Başlıklar
GÖRDÜKLERİM, GÖRMEDİKLERİM
Oradaydım, gittim, gördüm.
Enkazdan İnsana Bakış ve Portreler
Gördüklerim şunlar:
“Bu başımıza nereden geldi, neden geldi?” diye yaşadığını anlamlandırmaya çalışan ve çaresizce bakan binlerce göz gördüm.
Hangi çehreye bürüneceğini bilmeden duygudan duyguya savrulan, bazen kızan bazen alınan bazen gülen bazen umursamayan binlerce yüz gördüm.
Enkaz altından canlı veya ceset çıkarmak için kendi hayatını (kelimenin tam anlamıyla) hiçe sayan gönüllüsünden görevlisine, askerinden siviline, polisinden vatandaşına kadar binlerce kahraman gördüm.
Kazmayla, kürekle, eliyle, tırnağıyla santim santim ilerleyerek canlı olana ulaşan ama ulaştıktan sonra kendisi cesede dönen, hangi duyguyu yaşayacağını bilememenin acısından olsa gerek hüngür hüngür ağlayan binlerce zavallı gördüm.
“Bir ucundan ben de tutayım.” diyerek sokaktan sokağa, enkazdan enkaza yiyecek taşıyan yüzlerce kadın ve erkek gördüm.
Yiğitlerle asalakların, cesurlarla korkakların, iyilerle kötülerin karmakarışık olduğu bir ortam gördüm.
Gördüklerim: Ayrıntılar ve Gözlemler
Muhtaç olduğu halde “İstemem, ihtiyacım yok, ihtiyacı olana verin.” diyen tok gönüllü fukaralar gördüm.
Etrafta dolanıp yaygara koparmak için fırsat kollayan yavşaklar gördüm.
Boydan boya yıkılmış, yıkılmayanı da yıkması gereken koca bir şehir gördüm.
O durumda bile alçakça bencilliklerini bırakmayan insanlar gördüm.
Her yere yetişmek için elinden geleni yapan ama gücü yetmediği için çaresizce anlık çözümler üreten devlet görevlileri gördüm.
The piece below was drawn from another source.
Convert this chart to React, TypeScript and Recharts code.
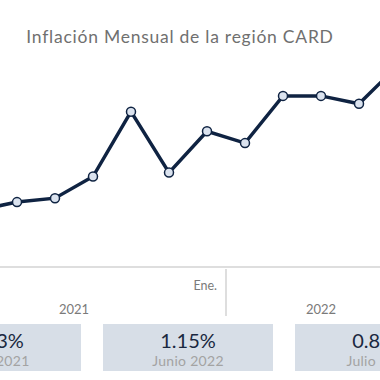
import React from "react";
import { LineChart, Line, XAxis, YAxis } from "recharts";

// monthly inflation, May 2021 - May 2022 (values in %)
const MONTHS = ["May", "Jun", "Jul", "Ago", "Sep", "Oct", "Nov", "Dic", "Ene", "Feb", "Mar", "Abr", "May"];
const YEARS = [2021, 2021, 2021, 2021, 2021, 2021, 2021, 2021, 2022, 2022, 2022, 2022, 2022];
const INFLATION = [0.22, 0.29, 0.33, 0.35, 0.46, 0.79, 0.48, 0.69, 0.63, 0.87, 0.87, 0.83, 1.02];

const CARD_VALUES = ["0.33%", "1.15%", "0.84%"];
const CARD_LABELS = ["Julio 2021", "Junio 2022", "Julio 2022"];

const data = MONTHS.map((m, i) => ({ key: `${m}-${YEARS[i]}`, month: m, year: YEARS[i], value: INFLATION[i] }));

const CHART_W = 600;
const MARGIN_L = 22;
const PLOT_W = 494;
const STEP = PLOT_W / data.length;
const FONT = "Lato, 'Open Sans', sans-serif";
const NAVY = "#0f2342";

// middle index of each year group
const yearMid: Record<number, number> = {};
YEARS.forEach((y) => {
  const first = YEARS.indexOf(y);
  const last = YEARS.lastIndexOf(y);
  yearMid[y] = (first + last) / 2;
});

const MonthTick = (props: any) => {
  const { x, y, index } = props;
  const d = data[index];
  const mid = yearMid[d.year];
  return (
    <g>
      {d.month === "Ene" && (
        <>
          <line x1={x - STEP / 2} x2={x - STEP / 2} y1={y} y2={y + 47} stroke="#bdbdbd" strokeWidth={1} />
          <text x={x - STEP / 2 - 9} y={y + 21} textAnchor="end" fill="#7a7a7a" fontSize={12.5} fontFamily={FONT}>
            Ene.
          </text>
        </>
      )}
      {Math.floor(mid) === index && (
        <text x={x + (mid - index) * STEP} y={y + 45} textAnchor="middle" fill="#7a7a7a" fontSize={13} fontFamily={FONT}>
          {d.year}
        </text>
      )}
    </g>
  );
};

export default function App() {
  return (
    <div style={{ position: "absolute", left: 0, top: 0, width: 380, height: 380, overflow: "hidden", background: "#fff" }}>
      <div
        style={{
          position: "absolute",
          left: 0,
          top: 27,
          width: 360,
          textAlign: "center",
          fontFamily: FONT,
          fontSize: 17.5,
          letterSpacing: 0.75,
          lineHeight: "20px",
          color: "#707070",
        }}
      >
        Inflación Mensual de la región CARD
      </div>
      <div style={{ position: "absolute", left: -100, top: 0 }}>
        <LineChart
          width={CHART_W}
          height={320}
          data={data}
          margin={{ top: 31, right: CHART_W - MARGIN_L - PLOT_W, bottom: 3, left: MARGIN_L }}
        >
          <XAxis
            dataKey="key"
            interval={0}
            tickLine={false}
            tickSize={0}
            height={50}
            padding={{ left: STEP / 2, right: STEP / 2 }}
            axisLine={{ stroke: "#bdbdbd" }}
            tick={<MonthTick />}
          />
          <YAxis hide domain={[0, 1.2]} />
          <Line
            dataKey="value"
            stroke={NAVY}
            strokeWidth={3.5}
            dot={{ r: 4.5, fill: "#dbe3ef", stroke: NAVY, strokeWidth: 1.5 }}
            isAnimationActive={false}
          />
        </LineChart>
      </div>
      {CARD_VALUES.map((v, i) => (
        <div
          key={i}
          style={{
            position: "absolute",
            left: -89 + i * 192,
            top: 324,
            width: 170,
            height: 47,
            background: "#d7dee7",
            textAlign: "center",
            fontFamily: FONT,
          }}
        >
          <div style={{ marginTop: 4, fontSize: 20, lineHeight: "24px", color: "#1a2840" }}>{v}</div>
          <div style={{ fontSize: 14, letterSpacing: 0.3, lineHeight: "17px", color: "#a3a3a3" }}>{CARD_LABELS[i]}</div>
        </div>
      ))}
    </div>
  );
}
Şehri yağmacılardan korumak için sokak sokak dolaşan, gece karanlığında durmadan dolaşan asker-polis gördüm.
Tanınmayacak haldeki cesetlerin teşhislerinin ceset torbalarında yapıldığı, ceset torbalarının kefen sayıldığı mezarlıklar gördüm.
Koca bir şehri dekor, sahne, plato olarak görüp güya sorumlu gazetecilik yapan ruhsuz ve duygusuz sefiller gördüm.
On binlerce tırın sıra sıra dizildiği yardım merkezleri gördüm.
On binlerce iş makinasının gece gündüz çalıştığı devasa bir şantiyeyi andıran enkazlar gördüm.
Kimseye haber vermeden gönderilen yardım malzemelerinin sağa sola boşaltılmış olduğu onlarca sahipsiz yığın gördüm.
Elbisesinde tek bir tane toz tanesi olmadan, önlerinde kendilerini sürekli çeken bir kamera eşliğinde gezen LOS ANGELES’tan gelmiş gönüllü kurtarma ekipleri gördüm.
Enkaz enkaz dolaşıp istihbarat toplayan yabancı yardım gönüllüleri gördüm.
Enkazdan canlı çıkarma görüntülerini güya Türkiye’ye güzel haber vermek için çekmeye çalışan habercilere “Defolun gidin, bi uzak durun, biz kendi haberimizi kendimiz veririz.” diyen gönüllüler gördüm.
Anlatıda Boşluklar ve İz Bırakan Sessizlik
NE GÖRMEDİM?
Polisinden askerine, jandarmasından istihbaratına kadar tüm çalışanların ‘devletin asık suratı’ olduklarını görmedim.
TV’lerde ahkam kesen politikacıların arkasından gidenleri görmedim.